[Rows from a dataset of charts and code]
──────────

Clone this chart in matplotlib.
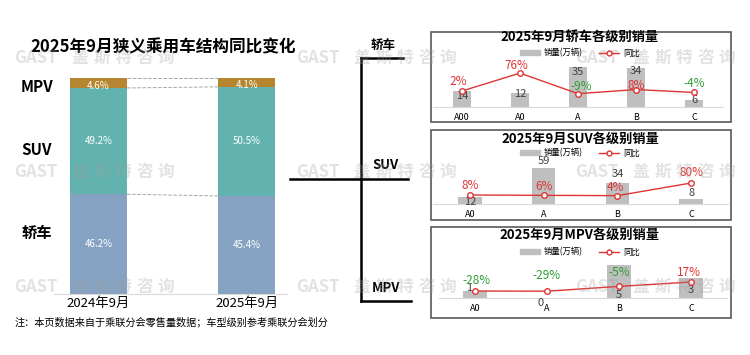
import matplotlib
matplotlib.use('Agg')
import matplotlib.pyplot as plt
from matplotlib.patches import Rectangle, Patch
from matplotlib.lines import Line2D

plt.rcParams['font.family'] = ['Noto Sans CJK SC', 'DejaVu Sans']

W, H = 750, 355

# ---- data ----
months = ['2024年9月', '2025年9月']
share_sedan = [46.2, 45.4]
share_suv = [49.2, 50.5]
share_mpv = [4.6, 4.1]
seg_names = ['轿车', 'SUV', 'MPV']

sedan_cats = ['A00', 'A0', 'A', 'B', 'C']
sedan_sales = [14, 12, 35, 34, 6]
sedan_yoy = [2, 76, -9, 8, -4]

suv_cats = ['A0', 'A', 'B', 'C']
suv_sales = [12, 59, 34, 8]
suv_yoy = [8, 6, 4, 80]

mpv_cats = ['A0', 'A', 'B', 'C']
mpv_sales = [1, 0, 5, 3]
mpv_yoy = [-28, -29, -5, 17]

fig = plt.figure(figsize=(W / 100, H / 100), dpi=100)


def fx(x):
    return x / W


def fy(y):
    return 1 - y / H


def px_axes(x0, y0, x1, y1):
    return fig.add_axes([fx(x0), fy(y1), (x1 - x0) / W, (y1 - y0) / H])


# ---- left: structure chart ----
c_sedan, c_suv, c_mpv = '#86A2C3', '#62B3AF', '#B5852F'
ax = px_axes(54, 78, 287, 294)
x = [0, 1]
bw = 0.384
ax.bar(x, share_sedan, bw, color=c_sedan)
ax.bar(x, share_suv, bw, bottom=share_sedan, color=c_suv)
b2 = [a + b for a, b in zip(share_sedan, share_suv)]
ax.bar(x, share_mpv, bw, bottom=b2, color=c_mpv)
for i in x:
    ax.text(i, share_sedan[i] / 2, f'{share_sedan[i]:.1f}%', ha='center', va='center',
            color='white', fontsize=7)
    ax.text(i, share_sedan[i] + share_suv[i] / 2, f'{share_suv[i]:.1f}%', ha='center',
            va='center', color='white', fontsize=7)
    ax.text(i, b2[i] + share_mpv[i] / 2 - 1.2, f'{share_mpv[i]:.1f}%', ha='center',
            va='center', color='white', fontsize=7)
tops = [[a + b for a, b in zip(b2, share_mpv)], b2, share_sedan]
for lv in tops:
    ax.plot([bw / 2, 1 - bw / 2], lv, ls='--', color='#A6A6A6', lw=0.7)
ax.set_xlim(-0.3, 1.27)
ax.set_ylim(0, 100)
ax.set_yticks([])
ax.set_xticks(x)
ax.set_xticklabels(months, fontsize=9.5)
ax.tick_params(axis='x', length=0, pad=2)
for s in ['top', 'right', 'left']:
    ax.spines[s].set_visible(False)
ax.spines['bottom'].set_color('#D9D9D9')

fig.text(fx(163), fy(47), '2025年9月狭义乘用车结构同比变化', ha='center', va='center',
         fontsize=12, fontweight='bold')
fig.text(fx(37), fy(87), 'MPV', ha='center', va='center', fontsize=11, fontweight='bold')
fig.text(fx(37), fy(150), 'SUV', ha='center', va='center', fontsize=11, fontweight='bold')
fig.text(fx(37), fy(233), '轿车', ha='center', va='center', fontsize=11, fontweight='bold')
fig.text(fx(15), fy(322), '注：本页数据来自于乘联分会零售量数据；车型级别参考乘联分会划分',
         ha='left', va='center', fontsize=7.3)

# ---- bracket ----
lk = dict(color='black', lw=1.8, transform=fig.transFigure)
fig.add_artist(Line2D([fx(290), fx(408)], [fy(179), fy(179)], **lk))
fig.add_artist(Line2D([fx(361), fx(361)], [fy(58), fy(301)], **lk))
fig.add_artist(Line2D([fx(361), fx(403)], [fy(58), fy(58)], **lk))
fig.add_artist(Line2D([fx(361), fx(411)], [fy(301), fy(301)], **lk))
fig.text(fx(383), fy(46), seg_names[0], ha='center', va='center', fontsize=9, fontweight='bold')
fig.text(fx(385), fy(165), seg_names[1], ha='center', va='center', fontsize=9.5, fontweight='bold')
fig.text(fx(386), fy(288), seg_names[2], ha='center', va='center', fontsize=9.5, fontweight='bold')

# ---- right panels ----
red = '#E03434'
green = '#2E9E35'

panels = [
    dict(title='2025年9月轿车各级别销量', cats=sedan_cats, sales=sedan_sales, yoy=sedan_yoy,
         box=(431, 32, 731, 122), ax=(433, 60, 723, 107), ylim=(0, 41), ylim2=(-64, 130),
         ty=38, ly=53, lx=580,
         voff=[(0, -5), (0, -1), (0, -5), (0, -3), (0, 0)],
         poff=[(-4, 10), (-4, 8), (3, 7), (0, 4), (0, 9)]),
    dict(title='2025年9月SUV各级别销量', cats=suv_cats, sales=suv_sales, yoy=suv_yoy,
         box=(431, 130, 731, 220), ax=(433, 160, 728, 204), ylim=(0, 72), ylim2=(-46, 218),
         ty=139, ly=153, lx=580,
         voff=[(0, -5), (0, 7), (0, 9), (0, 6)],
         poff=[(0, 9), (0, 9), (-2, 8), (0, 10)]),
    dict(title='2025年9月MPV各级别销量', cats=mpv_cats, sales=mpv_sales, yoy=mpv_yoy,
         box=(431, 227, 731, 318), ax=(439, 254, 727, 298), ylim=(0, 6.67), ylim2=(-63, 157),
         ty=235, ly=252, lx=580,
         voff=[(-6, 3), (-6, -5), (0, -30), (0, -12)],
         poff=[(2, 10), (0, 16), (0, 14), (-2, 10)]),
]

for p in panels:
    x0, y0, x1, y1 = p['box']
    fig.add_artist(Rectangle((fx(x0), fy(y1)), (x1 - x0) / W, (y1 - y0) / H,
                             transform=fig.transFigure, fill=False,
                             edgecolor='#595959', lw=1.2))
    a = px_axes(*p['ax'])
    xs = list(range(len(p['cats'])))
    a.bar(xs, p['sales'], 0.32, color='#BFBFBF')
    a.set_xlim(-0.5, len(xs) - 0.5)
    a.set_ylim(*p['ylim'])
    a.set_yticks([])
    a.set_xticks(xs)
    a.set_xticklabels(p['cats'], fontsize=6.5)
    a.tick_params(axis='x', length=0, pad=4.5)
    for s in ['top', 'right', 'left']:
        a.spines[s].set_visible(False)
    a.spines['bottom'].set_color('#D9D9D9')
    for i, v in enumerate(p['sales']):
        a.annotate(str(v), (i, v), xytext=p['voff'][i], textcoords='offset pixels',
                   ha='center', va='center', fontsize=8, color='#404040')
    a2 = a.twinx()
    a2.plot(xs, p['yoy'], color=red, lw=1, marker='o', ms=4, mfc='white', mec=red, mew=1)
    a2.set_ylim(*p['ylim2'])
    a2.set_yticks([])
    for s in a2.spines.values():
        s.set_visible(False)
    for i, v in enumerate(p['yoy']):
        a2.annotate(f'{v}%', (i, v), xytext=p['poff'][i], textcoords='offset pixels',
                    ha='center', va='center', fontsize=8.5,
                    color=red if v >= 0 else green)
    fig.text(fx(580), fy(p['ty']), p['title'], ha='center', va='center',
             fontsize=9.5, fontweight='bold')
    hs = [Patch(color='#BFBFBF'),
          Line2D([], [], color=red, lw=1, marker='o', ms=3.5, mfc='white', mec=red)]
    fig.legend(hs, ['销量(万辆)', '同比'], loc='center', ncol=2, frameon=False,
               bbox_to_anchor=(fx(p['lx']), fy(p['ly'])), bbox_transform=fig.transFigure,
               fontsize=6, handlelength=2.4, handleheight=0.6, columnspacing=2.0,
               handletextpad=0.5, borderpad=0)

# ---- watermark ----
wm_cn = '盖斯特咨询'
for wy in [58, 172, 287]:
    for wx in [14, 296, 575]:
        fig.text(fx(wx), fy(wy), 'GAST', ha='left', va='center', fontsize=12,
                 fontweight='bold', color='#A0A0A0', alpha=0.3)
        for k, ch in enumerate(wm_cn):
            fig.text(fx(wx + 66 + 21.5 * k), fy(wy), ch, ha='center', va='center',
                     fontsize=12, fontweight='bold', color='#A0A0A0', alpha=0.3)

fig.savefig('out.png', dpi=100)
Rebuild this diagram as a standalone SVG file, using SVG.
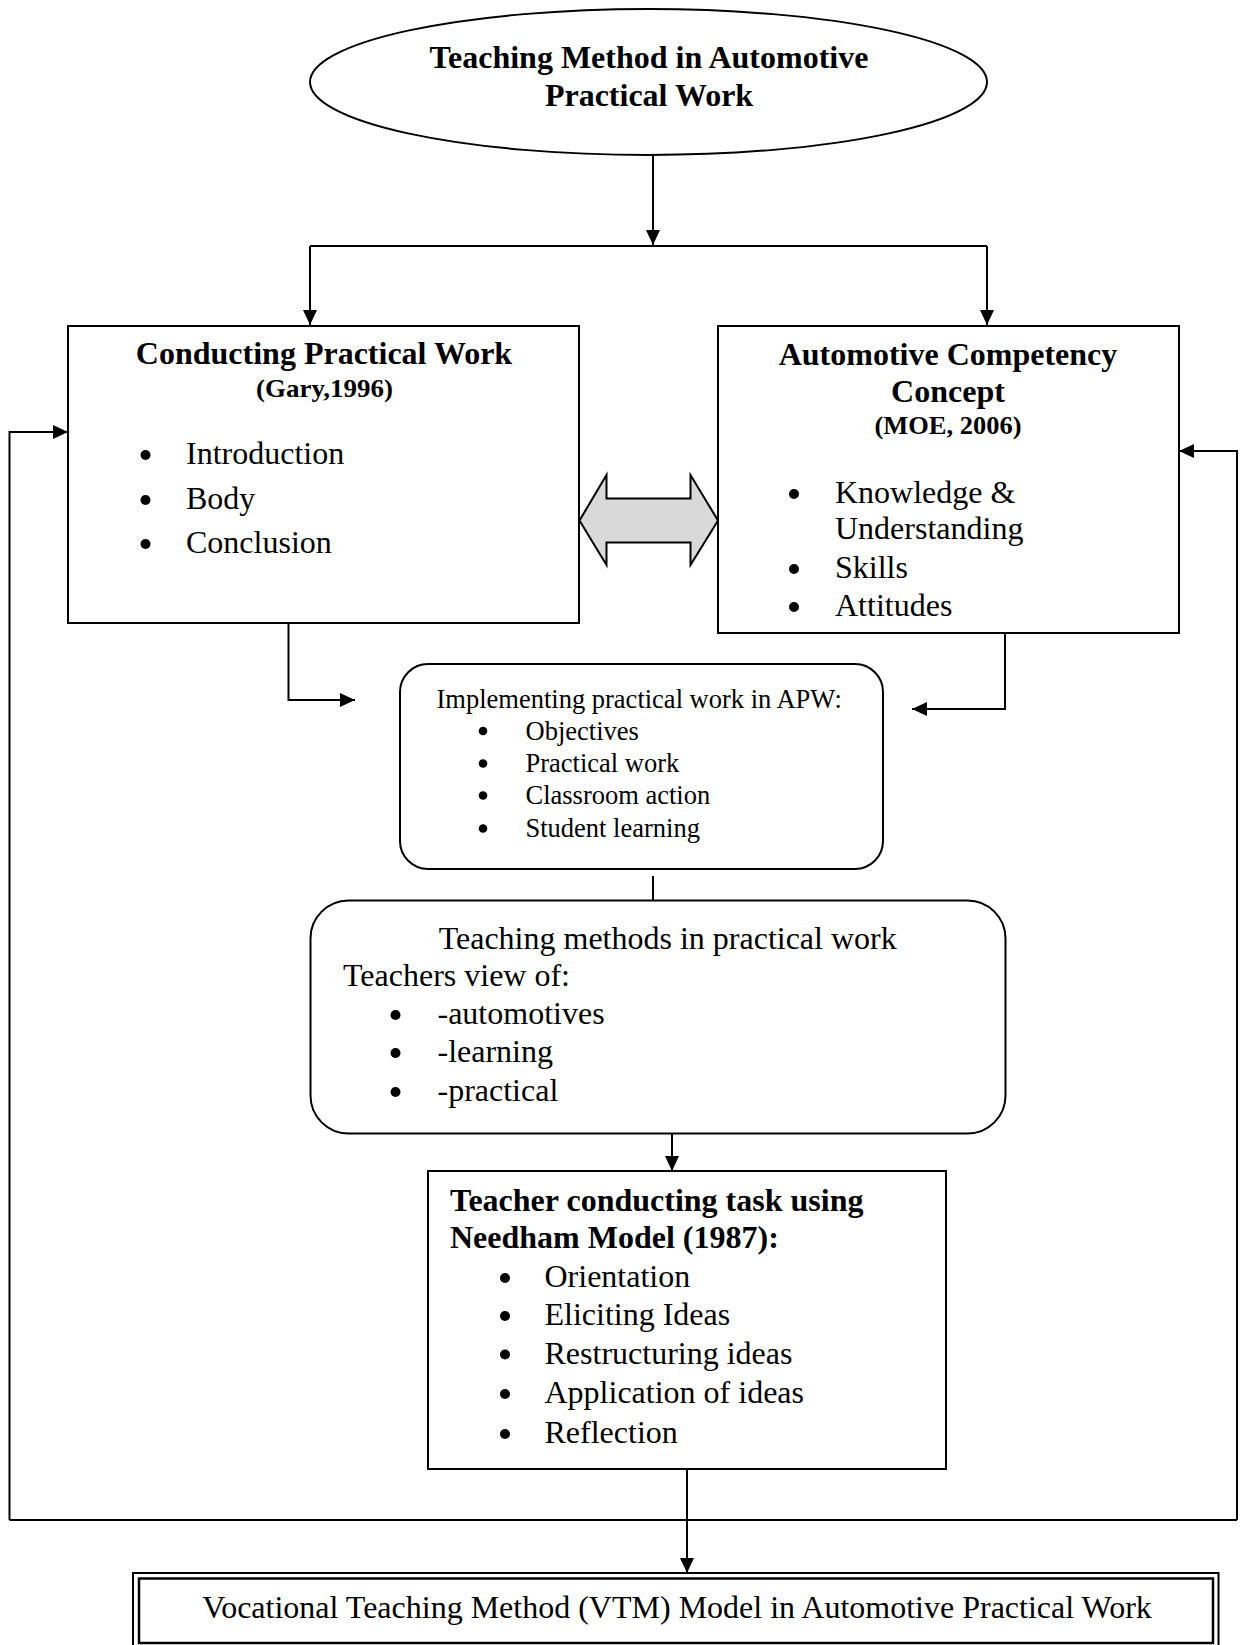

──────────

**INSTRUCTION:** Leave out the pictures and repeat exactly the lines from the start of the material through the line that contains "sedan_yoy = [2, 76, -9, 8, -4]", both included.

**EXERCISE RESPONSE:**
Clone this chart in matplotlib.
import matplotlib
matplotlib.use('Agg')
import matplotlib.pyplot as plt
from matplotlib.patches import Rectangle, Patch
from matplotlib.lines import Line2D

plt.rcParams['font.family'] = ['Noto Sans CJK SC', 'DejaVu Sans']

W, H = 750, 355

# ---- data ----
months = ['2024年9月', '2025年9月']
share_sedan = [46.2, 45.4]
share_suv = [49.2, 50.5]
share_mpv = [4.6, 4.1]
seg_names = ['轿车', 'SUV', 'MPV']

sedan_cats = ['A00', 'A0', 'A', 'B', 'C']
sedan_sales = [14, 12, 35, 34, 6]
sedan_yoy = [2, 76, -9, 8, -4]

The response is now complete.